Egyptians expressed outrage on social media last week after a video showed a group of youths haranguing the young women at the archaeological site.
A prosecution statement said the boys were between 13 and 15 years old.
They have claimed that they only wanted to take photos with the tourists and had not intended to cause any distress.
The boys would be held at a juvenile detention centre until the investigation had been completed, the prosecution statement said.
It added that a complaint accusing the boys of verbal and physical harassment had been filed by a tourist guide who filmed the video, rather than the women themselves.
In the 35-second clip, the guide can be heard complaining that Egyptian boys are "running after the foreigners" and saying that he wants the tourism minister to be aware.
The boys are seen holding up mobile phones as they crowd around the women, who attempt to get away.
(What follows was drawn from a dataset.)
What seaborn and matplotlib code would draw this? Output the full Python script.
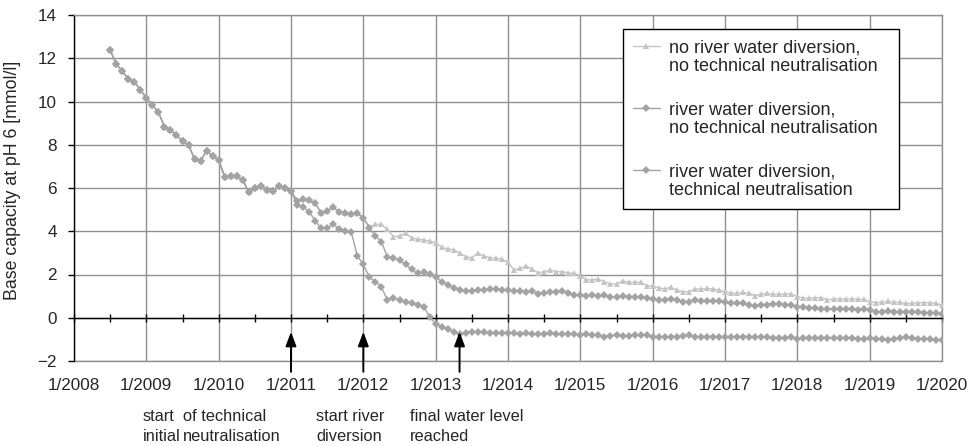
import numpy as np
import pandas as pd
import matplotlib
matplotlib.use("Agg")
import matplotlib.pyplot as plt
from matplotlib.legend_handler import HandlerLine2D
import seaborn as sns

# ---------------- data (monthly, Jul 2008 .. Jan 2020) ----------------
start_year = 2008.5  # July 2008

# shared by all three scenarios, Jul 2008 - Dec 2010
common_2008_2010 = [12.38, 11.73, 11.41, 11.04, 10.92, 10.53,
                    10.18, 9.84, 9.50, 8.84, 8.68, 8.45, 8.17, 7.99, 7.33, 7.25, 7.73, 7.48,
                    7.30, 6.51, 6.55, 6.55, 6.37, 5.80, 5.99, 6.09, 5.91, 5.86, 6.09, 5.99]

# shared by both "no technical neutralisation" scenarios, Jan 2011 - Jan 2012
no_neut_2011 = [5.88, 5.40, 5.48, 5.45, 5.29, 4.86, 4.95, 5.11, 4.91, 4.83, 4.78, 4.83, 4.63]

# no river water diversion, no technical neutralisation, Feb 2012 - Jan 2020
no_div_no_neut_2012_2020 = [4.20, 4.32, 4.32, 4.09, 3.75, 3.78, 3.90, 3.70, 3.63, 3.60, 3.55,
                            3.47, 3.26, 3.18, 3.15, 2.98, 2.82, 2.77, 2.98, 2.86, 2.77, 2.74, 2.71,
                            2.56, 2.21, 2.28, 2.39, 2.24, 2.08, 2.13, 2.21, 2.13, 2.13, 2.08, 2.05,
                            1.93, 1.75, 1.75, 1.79, 1.66, 1.56, 1.56, 1.70, 1.64, 1.64, 1.64, 1.47,
                            1.47, 1.39, 1.33, 1.41, 1.28, 1.20, 1.20, 1.33, 1.33, 1.36, 1.33, 1.28,
                            1.20, 1.13, 1.13, 1.17, 1.13, 1.02, 1.10, 1.13, 1.08, 1.08, 1.10, 1.10,
                            0.98, 0.90, 0.90, 0.93, 0.93, 0.82, 0.87, 0.87, 0.87, 0.87, 0.85, 0.85,
                            0.74, 0.70, 0.71, 0.77, 0.71, 0.71, 0.66, 0.66, 0.70, 0.70, 0.70, 0.66,
                            0.59]

# river water diversion, no technical neutralisation, Feb 2012 - Jan 2020
div_no_neut_2012_2020 = [4.16, 3.78, 3.52, 2.80, 2.75, 2.67, 2.47, 2.25, 2.05, 2.10, 2.02,
                         1.90, 1.67, 1.52, 1.39, 1.28, 1.24, 1.25, 1.28, 1.28, 1.31, 1.33, 1.28,
                         1.28, 1.24, 1.24, 1.20, 1.25, 1.10, 1.16, 1.20, 1.20, 1.24, 1.13, 1.05,
                         1.05, 1.00, 1.05, 1.02, 1.03, 0.94, 0.94, 1.00, 0.97, 0.94, 0.94, 0.90,
                         0.87, 0.82, 0.82, 0.87, 0.82, 0.74, 0.74, 0.82, 0.77, 0.77, 0.77, 0.77,
                         0.71, 0.66, 0.66, 0.66, 0.61, 0.55, 0.58, 0.61, 0.64, 0.64, 0.59, 0.59,
                         0.51, 0.51, 0.46, 0.43, 0.40, 0.40, 0.40, 0.40, 0.40, 0.40, 0.38, 0.40,
                         0.38, 0.28, 0.28, 0.32, 0.28, 0.28, 0.28, 0.25, 0.25, 0.23, 0.23, 0.20,
                         0.17]

# river water diversion, technical neutralisation, Jan 2011 - Jan 2020
div_neut_2011_2020 = [5.88, 5.21, 5.11, 4.91, 4.49, 4.13, 4.13, 4.34, 4.09, 4.01, 3.95, 2.86,
                      2.47, 1.87, 1.67, 1.41, 0.82, 0.90, 0.82, 0.74, 0.70, 0.59, 0.51, 0.05,
                      -0.29, -0.41, -0.53, -0.67, -0.75, -0.69, -0.66, -0.67, -0.68, -0.70, -0.70, -0.72,
                      -0.72, -0.72, -0.74, -0.72, -0.74, -0.76, -0.74, -0.72, -0.74, -0.76, -0.74, -0.76,
                      -0.78, -0.76, -0.78, -0.80, -0.87, -0.83, -0.80, -0.83, -0.83, -0.80, -0.80, -0.80,
                      -0.87, -0.87, -0.90, -0.87, -0.87, -0.84, -0.80, -0.91, -0.87, -0.87, -0.87, -0.87,
                      -0.91, -0.91, -0.87, -0.87, -0.87, -0.90, -0.87, -0.91, -0.92, -0.92, -0.92, -0.90,
                      -0.97, -0.94, -0.94, -0.94, -0.92, -0.92, -0.92, -0.92, -0.94, -0.94, -0.97, -0.97,
                      -0.94, -0.97, -0.97, -1.02, -0.97, -0.92, -0.90, -0.94, -0.99, -0.99, -0.99, -1.02,
                      -1.02]

series_labels = ["no river water diversion,\nno technical neutralisation",
                 "river water diversion,\nno technical neutralisation",
                 "river water diversion,\ntechnical neutralisation"]

year_ticks = list(range(2008, 2021))
year_labels = [f"1/{y}" for y in year_ticks]

event_dates = [2011.0, 2012.0, 2013.33]
event_texts = [(143, ["start", "initial"]), (183, ["of technical", "neutralisation"]),
               (316, ["start river", "diversion"]), (410, ["final water level", "reached"])]

# ---------------- assemble ----------------
s1 = common_2008_2010 + no_neut_2011 + no_div_no_neut_2012_2020
s2 = common_2008_2010 + no_neut_2011 + div_no_neut_2012_2020
s3 = common_2008_2010 + div_neut_2011_2020
frames = []
for lab, vals in zip(series_labels, [s1, s2, s3]):
    t = start_year + np.arange(len(vals)) / 12.0
    frames.append(pd.DataFrame({"t": t, "value": vals, "series": lab}))
df = pd.concat(frames, ignore_index=True)

# ---------------- style ----------------
sns.set_theme(style="white")
plt.rcParams["font.family"] = ["Liberation Sans", "DejaVu Sans"]
FS = 12.3
FS_LEG = 13.0
FS_NOTE = 11.8
grid_c = "#8f8f8f"

fig = plt.figure(figsize=(9.76, 4.46), dpi=100)
ax = fig.add_axes([74 / 976, 1 - 361 / 446, 868 / 976, 346 / 446])

styles = [
    dict(color="#c4c4c4", marker="^", markersize=5.0),
    dict(color="#a3a3a3", marker="D", markersize=3.6),
    dict(color="#a3a3a3", marker="D", markersize=3.6),
]
for lab, st in zip(series_labels, styles):
    sub = df[df["series"] == lab]
    sns.lineplot(data=sub, x="t", y="value", ax=ax, color=st["color"], marker=st["marker"],
                 markersize=st["markersize"], markeredgewidth=0, linewidth=1.0,
                 label=lab, legend=False, zorder=3)

ax.set_xlim(2008, 2020)
ax.set_ylim(-2, 14)
ax.set_yticks(range(-2, 15, 2))
ax.set_xticks(year_ticks)
ax.set_xticks(np.arange(2008.5, 2020, 1.0), minor=True)
ax.grid(True, which="major", color=grid_c, linewidth=1.0, zorder=0)
ax.set_axisbelow(True)

# x axis line at y = 0 with crossing ticks, labels on a secondary axis at the bottom
ax.spines["bottom"].set_position(("data", 0))
ax.spines["bottom"].set_color("black")
ax.spines["bottom"].set_linewidth(1.0)
ax.spines["bottom"].set_zorder(2.5)
ax.tick_params(axis="x", which="both", direction="inout", length=6, width=1,
               color="black", labelbottom=False, bottom=True)
ax.spines["left"].set_color("black")
ax.spines["left"].set_linewidth(1.0)
ax.tick_params(axis="y", direction="out", length=4, width=1, color="black",
               labelsize=FS, pad=8.5, left=True)
for s in ("top", "right"):
    ax.spines[s].set_color(grid_c)
    ax.spines[s].set_linewidth(1.0)
ax.axhline(-2, color=grid_c, linewidth=1.0, clip_on=False, zorder=1)

sec = ax.secondary_xaxis(0)
sec.set_xticks(year_ticks)
sec.set_xticklabels(year_labels)
sec.tick_params(axis="x", length=0, pad=12, labelsize=FS)
sec.spines["bottom"].set_visible(False)

ax.set_xlabel("")
ax.set_ylabel("Base capacity at pH 6 [mmol/l]", fontsize=12.8)
ax.yaxis.set_label_coords(-0.061, 0.523)


class TopHandler(HandlerLine2D):
    def create_artists(self, legend, orig_handle, xdescent, ydescent, width, height,
                       fontsize, trans):
        arts = super().create_artists(legend, orig_handle, xdescent, ydescent, width,
                                      height, fontsize, trans)
        for a in arts:
            a.set_ydata(np.asarray(a.get_ydata(), dtype=float) + 0.62 * fontsize)
        return arts


handles = ax.get_lines()[:3]
leg = ax.legend(handles, series_labels, loc="upper left",
                bbox_to_anchor=(0.632, 0.9587, 0.3183, 0.0), mode="expand",
                fontsize=FS_LEG, frameon=True, fancybox=False, framealpha=1,
                edgecolor="black", borderpad=0.55, labelspacing=1.45,
                handlelength=1.55, handletextpad=0.45, borderaxespad=0,
                handler_map={h: TopHandler() for h in handles})
leg.get_frame().set_linewidth(1.0)
leg.set_zorder(5)
for t in leg.get_texts():
    t.set_linespacing(1.15)

# event arrows
for d in event_dates:
    ax.annotate("", xy=(d, -0.65), xytext=(d, -2.5), annotation_clip=False,
                arrowprops=dict(arrowstyle="-|>,head_length=0.85,head_width=0.32",
                                color="black", lw=1.4, shrinkA=0, shrinkB=0,
                                mutation_scale=10))

# event descriptions under the axis
for xpx, lines in event_texts:
    for i, line in enumerate(lines):
        ypx = 416.7 + 20 * i
        fig.text(xpx / 976, 1 - ypx / 446, line, fontsize=FS_NOTE, ha="left", va="center")

fig.savefig("out.png", dpi=100)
One of the women tries to push a boy away after another appears to touch her from behind.
In recent years, dozens of women inspired by the #MeToo movement have spoken out on social media about their experiences of sexual harassment and assault in Egypt.
The country's parliament approved harsher penalties for sexual harassment last year, amending the penal code to make it a felony and increasing the penalty to a minimum of two years in prison instead of six months, alongside a fine of between $6,370 (£4,740) and $12,740 (£9,480).
However, Egyptian authorities have been accused of frequently failing to investigate and prosecute men accused of sexual harassment or assault against women and girls.
A UN study in 2013 found that 99.3% of girls and women in Egypt reported experiencing some form of sexual harassment in their lifetime, and that 82.6% did not feel safe or secure in the street.